Input data:
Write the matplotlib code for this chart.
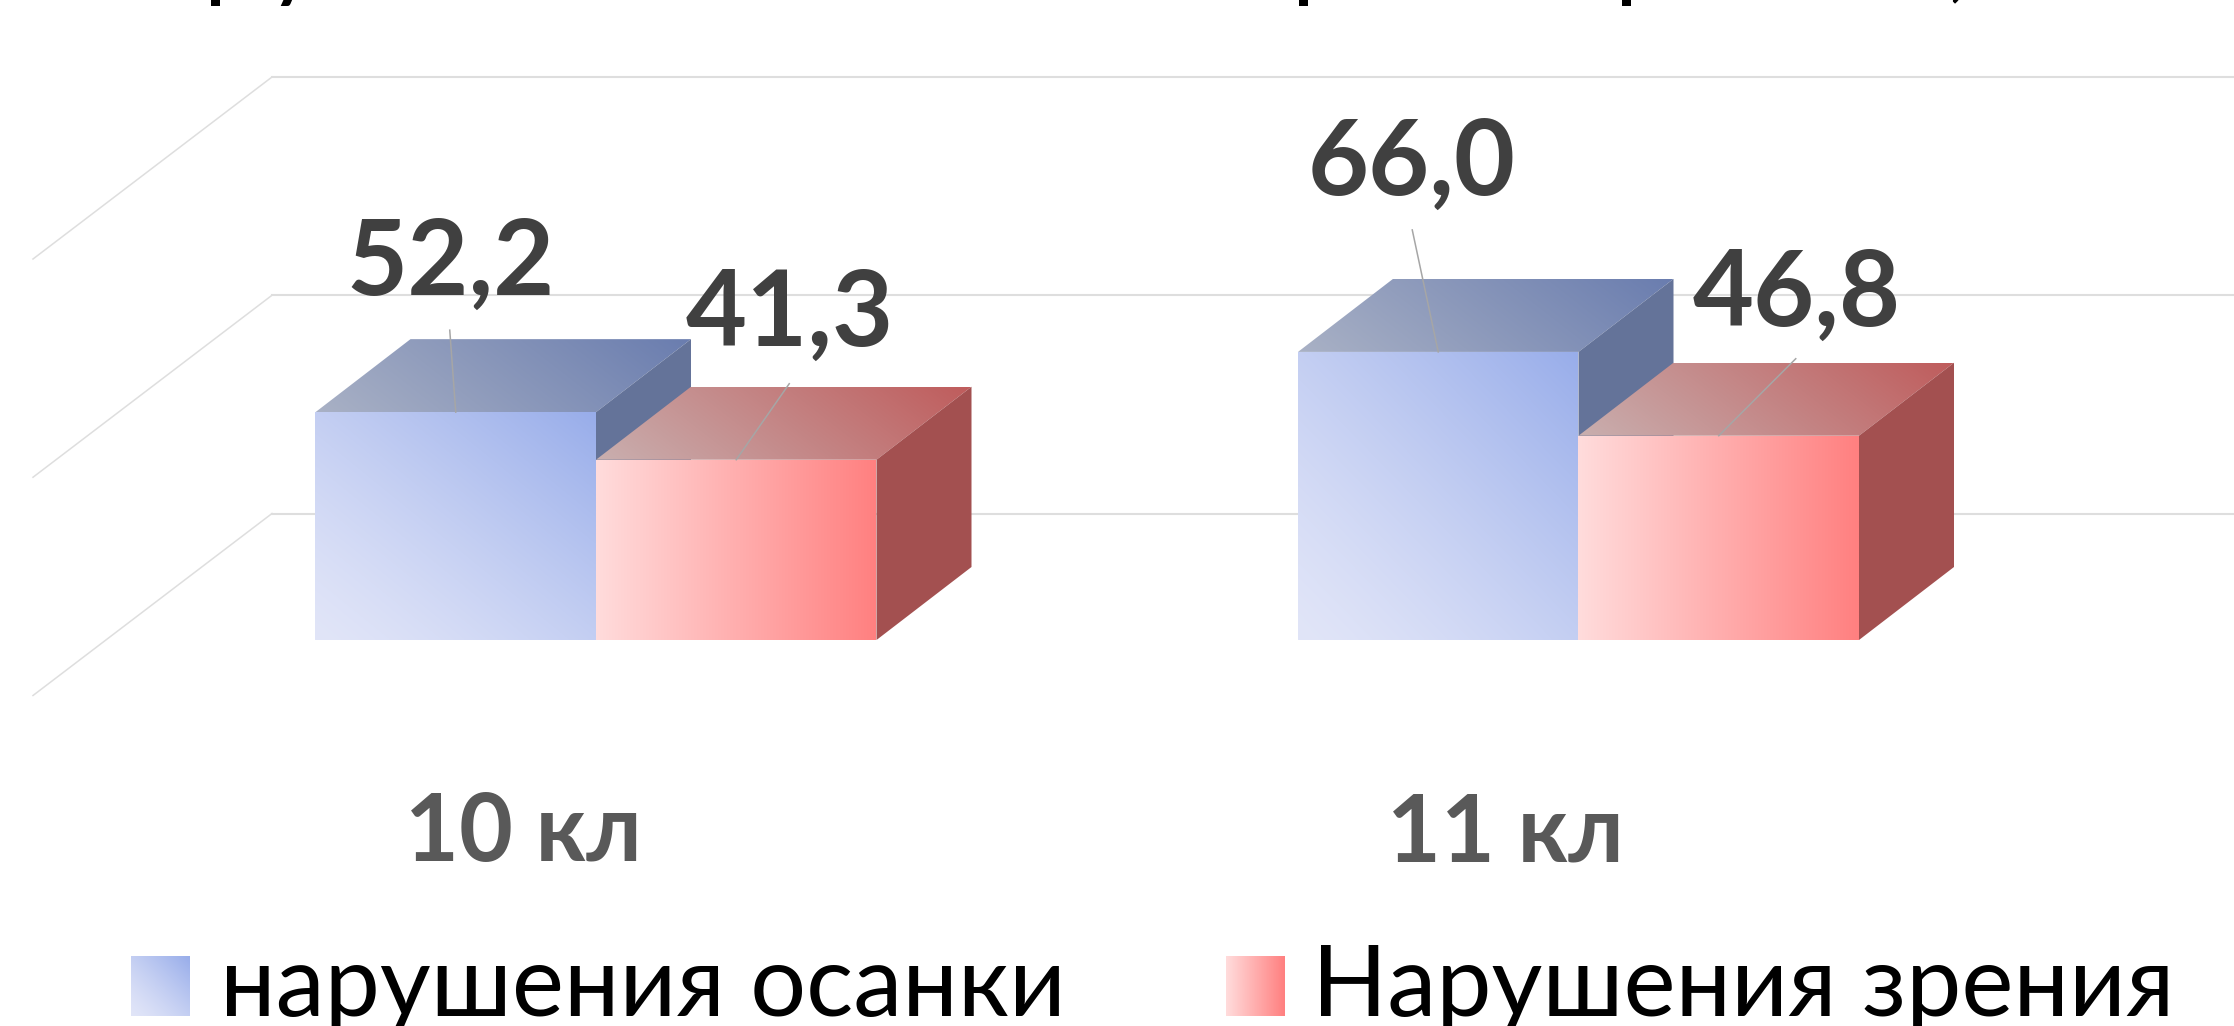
import numpy as np
import matplotlib
matplotlib.use("Agg")
import matplotlib.pyplot as plt
from matplotlib.colors import to_rgb
from matplotlib.patches import Polygon

categories = ["10 кл", "11 кл"]
posture = [52.2, 66.0]
vision = [41.3, 46.8]
series_names = ["нарушения осанки", "Нарушения зрения"]
grid_values = [0, 50, 100]
title_fragments = ["р", "у", "р", "р", ","]

W, H = 2234, 1026
BASE_PX = 640
PX_PER_UNIT = 4.365
PX_PER_CAT = 982.5
FIRST_CAT_PX = 596

fig = plt.figure(figsize=(W / 100, H / 100), dpi=100, facecolor="white")
ax = fig.add_axes([0, 1 - BASE_PX / H, 1, BASE_PX / H])
XLIM = (-FIRST_CAT_PX / PX_PER_CAT, (W - FIRST_CAT_PX) / PX_PER_CAT)
YLIM = (0, BASE_PX / PX_PER_UNIT)
ax.set_xlim(*XLIM)
ax.set_ylim(*YLIM)
for s in ax.spines.values():
    s.set_visible(False)
ax.yaxis.set_visible(False)
ax.patch.set_alpha(0)

def X(px):
    return px / PX_PER_CAT

def Y(px):
    return px / PX_PER_UNIT

BAR_W = X(280.5)
DX, DY = X(95), Y(73)
WALL_DY = Y(126.5)
FLOOR_DX, FLOOR_DY = X(239), Y(182)

def ramp(c0, c1, wu, wv, gamma, n=128):
    u, v = np.meshgrid(np.linspace(0, 1, n), np.linspace(0, 1, n))
    t = (np.clip(wu * u + wv * v, 0, 1) ** gamma)[..., None]
    return (1 - t) * np.array(to_rgb(c0)) + t * np.array(to_rgb(c1))

def grad_poly(pts, c0, c1, wu, wv, gamma, zorder):
    pts = np.array(pts)
    x0, y0 = pts.min(axis=0)
    x1, y1 = pts.max(axis=0)
    im = ax.imshow(ramp(c0, c1, wu, wv, gamma), extent=(x0, x1, y0, y1), origin="lower",
                   aspect="auto", interpolation="bilinear", zorder=zorder)
    patch = Polygon(pts, closed=True, transform=ax.transData, fc="none", ec="none")
    ax.add_patch(patch)
    im.set_clip_path(patch)
    ax.set_xlim(*XLIM)
    ax.set_ylim(*YLIM)

def bar3d(x0, value, front, top, side, wu, wv, gamma, z):
    x1 = x0 + BAR_W
    grad_poly([(x0, 0), (x1, 0), (x1, value), (x0, value)], front[0], front[1], wu, wv, gamma, z + 0.2)
    grad_poly([(x0, value), (x1, value), (x1 + DX, value + DY), (x0 + DX, value + DY)],
              top[0], top[1], 0.8, 0.2, 1.0, z)
    ax.add_patch(Polygon([(x1, 0), (x1 + DX, DY), (x1 + DX, value + DY), (x1, value)],
                         closed=True, fc=side, ec="none", zorder=z + 0.1))

wall_left = XLIM[0] + X(272)
for g in grid_values:
    y = g + WALL_DY
    ax.plot([wall_left, XLIM[1]], [y, y], color="#DEDEDE", lw=1.5, zorder=1, clip_on=False)
    ax.plot([wall_left, wall_left - FLOOR_DX], [y, y - FLOOR_DY], color="#DEDEDE", lw=1.1,
            zorder=1, clip_on=False)

BLUE = dict(front=("#E1E5F8", "#98ADEA"), top=("#A9B1C5", "#6A7DAF"), side="#647399", wu=0.5, wv=0.5, gamma=1.3)
RED = dict(front=("#FFDCDC", "#FF8080"), top=("#C9AFAF", "#BF5C5C"), side="#A35050", wu=1.0, wv=0.0, gamma=1.0)

label_font = ["Lato", "DejaVu Sans"]
# label centre and leader-line end, as pixel offsets from the bar's top-centre
offs_blue = [(-5, 117, -6, 82), (-27, 157, -26, 122)]
offs_red = [(54, 114, 53, 76), (78, 110, 77, 77)]

for i in range(len(categories)):
    xl = i - BAR_W
    bar3d(xl, posture[i], z=3 + i, **BLUE)
    bar3d(i, vision[i], z=3.5 + i, **RED)
    for xleft, val, off in ((xl, posture[i], offs_blue[i]), (i, vision[i], offs_red[i])):
        xc = xleft + BAR_W / 2
        ax.plot([xc, xc + X(off[2])], [val, val + Y(off[3])], color="#A6A6A6", lw=1.1, zorder=8)
        ax.text(xc + X(off[0]), val + Y(off[1]), f"{val:.1f}".replace(".", ","), ha="center",
                va="baseline", fontsize=76, fontweight="bold", color="#404040",
                family=label_font, zorder=9)

ax.set_xticks([i - X(73) for i in range(len(categories))], categories)
ax.tick_params(axis="x", length=0, pad=(791 - BASE_PX) * 0.72, labelsize=67, labelcolor="#595959")
for t in ax.get_xticklabels():
    t.set_fontweight("bold")
    t.set_family(label_font)

lg = fig.add_axes([0, 0, 1, 1])
lg.set_xlim(0, W)
lg.set_ylim(H, 0)
lg.axis("off")

def swatch(x0, st):
    lg.imshow(ramp(st["front"][0], st["front"][1], st["wu"], st["wv"], st["gamma"], 64),
              extent=(x0, x0 + 59, 1016, 956), origin="lower", aspect="auto", interpolation="bilinear")
    lg.set_xlim(0, W)
    lg.set_ylim(H, 0)

swatch(131, BLUE)
swatch(1226, RED)
for tx, name in ((220, series_names[0]), (1312, series_names[1])):
    lg.text(tx, 1016, name, fontsize=71, color="black", family=label_font, ha="left", va="baseline")

# descenders of the title, whose upper part lies above the picture
for tx, frag in zip((204, 268, 1292, 1615, 1947), title_fragments):
    lg.text(tx, -11, frag, fontsize=72, color="black", family=label_font, ha="left", va="baseline",
            clip_on=False)

fig.savefig("out.png", dpi=100)
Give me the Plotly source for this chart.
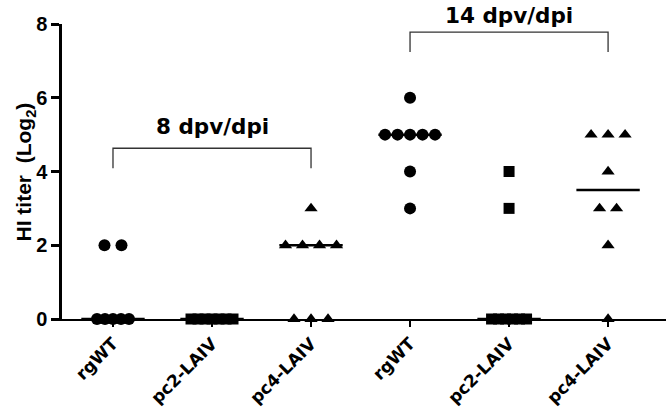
import numpy as np
import plotly.graph_objects as go

# ---- data ----
categories = ["rgWT", "pc2-LAIV", "pc4-LAIV", "rgWT", "pc2-LAIV", "pc4-LAIV"]
rgwt_8 = [2, 2, 0, 0, 0, 0, 0]
pc2_8 = [0, 0, 0, 0, 0, 0, 0]
pc4_8 = [3, 2, 2, 2, 2, 0, 0, 0]
rgwt_14 = [6, 5, 5, 5, 5, 5, 4, 3]
pc2_14 = [4, 3, 0, 0, 0, 0, 0, 0]
pc4_14 = [5, 5, 5, 4, 3, 3, 2, 0]
groups = [rgwt_8, pc2_8, pc4_8, rgwt_14, pc2_14, pc4_14]
symbols = ["circle", "square", "triangle-up", "circle", "square", "triangle-up"]
bracket_labels = ["8 dpv/dpi", "14 dpv/dpi"]
y_ticks = [0, 2, 4, 6, 8]

# ---- style ----
PX_PER_UNIT = 99.0
default_spacing_px = 17
spacing_override_px = {(0, 0): 8, (1, 0): 7, (3, 5): 12.5, (4, 0): 7}
marker_sizes = {"circle": 12, "square": 11, "triangle-up": 11.5}
FONT_WIDE = "DejaVu Sans, Verdana, sans-serif"
FONT = "Liberation Sans, Arial, sans-serif"


def spread(gi, values):
    vals = np.array(values, dtype=float)
    xs = np.zeros(len(vals))
    for v in np.unique(vals):
        idx = np.where(vals == v)[0]
        n = len(idx)
        sp = spacing_override_px.get((gi, v), default_spacing_px) / PX_PER_UNIT
        xs[idx] = gi + (np.arange(n) - (n - 1) / 2) * sp
    return xs, vals


fig = go.Figure()
# median lines first, so points sit on top of them
for gi, vals in enumerate(groups):
    med = float(np.median(vals))
    fig.add_trace(go.Scatter(
        x=[gi - 0.32, gi + 0.32], y=[med, med], mode="lines",
        cliponaxis=med <= 0, showlegend=False,
        line=dict(color="black", width=2.5)))
for gi, (vals, sym) in enumerate(zip(groups, symbols)):
    xs, ys = spread(gi, vals)
    fig.add_trace(go.Scatter(
        x=xs, y=ys, mode="markers", cliponaxis=False, showlegend=False,
        marker=dict(symbol=sym, size=marker_sizes[sym], color="black",
                    line=dict(width=0))))

# brackets (x0, x1, top, bottom in data units; label centre in paper units)
brackets = [(0, 2, 4.63, 4.09, 0.651), (3, 5, 7.78, 7.24, 1.0305)]
for (x0, x1, ytop, ybot, ytxt), lab in zip(brackets, bracket_labels):
    fig.add_trace(go.Scatter(
        x=[x0, x0, x1, x1], y=[ybot, ytop, ytop, ybot], mode="lines",
        cliponaxis=False, showlegend=False, hoverinfo="skip",
        line=dict(color="#333333", width=1.3)))
    fig.add_annotation(x=(x0 + x1) / 2, y=ytxt, xref="x", yref="paper",
                       text="<b>%s</b>" % lab, showarrow=False,
                       xanchor="center", yanchor="middle",
                       font=dict(family=FONT_WIDE, size=21.5, color="black"))

fig.add_annotation(x=-0.0613, y=0.5, xref="paper", yref="paper",
                   text="<b>HI titer &nbsp;(Log<sub>2</sub>)</b>", textangle=-90,
                   showarrow=False, xanchor="center", yanchor="middle",
                   font=dict(family=FONT, size=21, color="black"))

fig.update_layout(
    width=666, height=420,
    margin=dict(l=62, r=0, t=24, b=101),
    paper_bgcolor="white", plot_bgcolor="white",
    font=dict(family=FONT, color="black"),
    xaxis=dict(range=[-0.515, 5.585], tickmode="array",
               tickvals=list(range(len(categories))),
               ticktext=["<b>%s</b>" % c for c in categories],
               tickangle=-45, tickfont=dict(size=17, family=FONT_WIDE, color="black"),
               showline=True, linecolor="black", linewidth=2,
               ticks="outside", ticklen=6, tickwidth=1.5, tickcolor="black",
               showgrid=False, zeroline=False, layer="below traces",
               automargin=False),
    yaxis=dict(range=[0, 8], tickmode="array", tickvals=y_ticks,
               ticktext=["<b>%d</b>" % v for v in y_ticks],
               tickfont=dict(size=20, family=FONT, color="black"),
               showline=True, linecolor="black", linewidth=2.5,
               ticks="outside", ticklen=8, tickwidth=2.5, tickcolor="black",
               showgrid=False, zeroline=False, layer="below traces",
               automargin=False),
)

fig.write_html("out.html",
               config={"displayModeBar": False},
               post_script="document.body.style.margin='0';"
                           "document.body.style.overflow='hidden';")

Job: Copy, word for word, the entries above from the first line to the line that holds "return px / PX_PER_UNIT". Drop the pictures.

Worked answer:
Write the matplotlib code for this chart.
import numpy as np
import matplotlib
matplotlib.use("Agg")
import matplotlib.pyplot as plt
from matplotlib.colors import to_rgb
from matplotlib.patches import Polygon

categories = ["10 кл", "11 кл"]
posture = [52.2, 66.0]
vision = [41.3, 46.8]
series_names = ["нарушения осанки", "Нарушения зрения"]
grid_values = [0, 50, 100]
title_fragments = ["р", "у", "р", "р", ","]

W, H = 2234, 1026
BASE_PX = 640
PX_PER_UNIT = 4.365
PX_PER_CAT = 982.5
FIRST_CAT_PX = 596

fig = plt.figure(figsize=(W / 100, H / 100), dpi=100, facecolor="white")
ax = fig.add_axes([0, 1 - BASE_PX / H, 1, BASE_PX / H])
XLIM = (-FIRST_CAT_PX / PX_PER_CAT, (W - FIRST_CAT_PX) / PX_PER_CAT)
YLIM = (0, BASE_PX / PX_PER_UNIT)
ax.set_xlim(*XLIM)
ax.set_ylim(*YLIM)
for s in ax.spines.values():
    s.set_visible(False)
ax.yaxis.set_visible(False)
ax.patch.set_alpha(0)

def X(px):
    return px / PX_PER_CAT

def Y(px):
    return px / PX_PER_UNIT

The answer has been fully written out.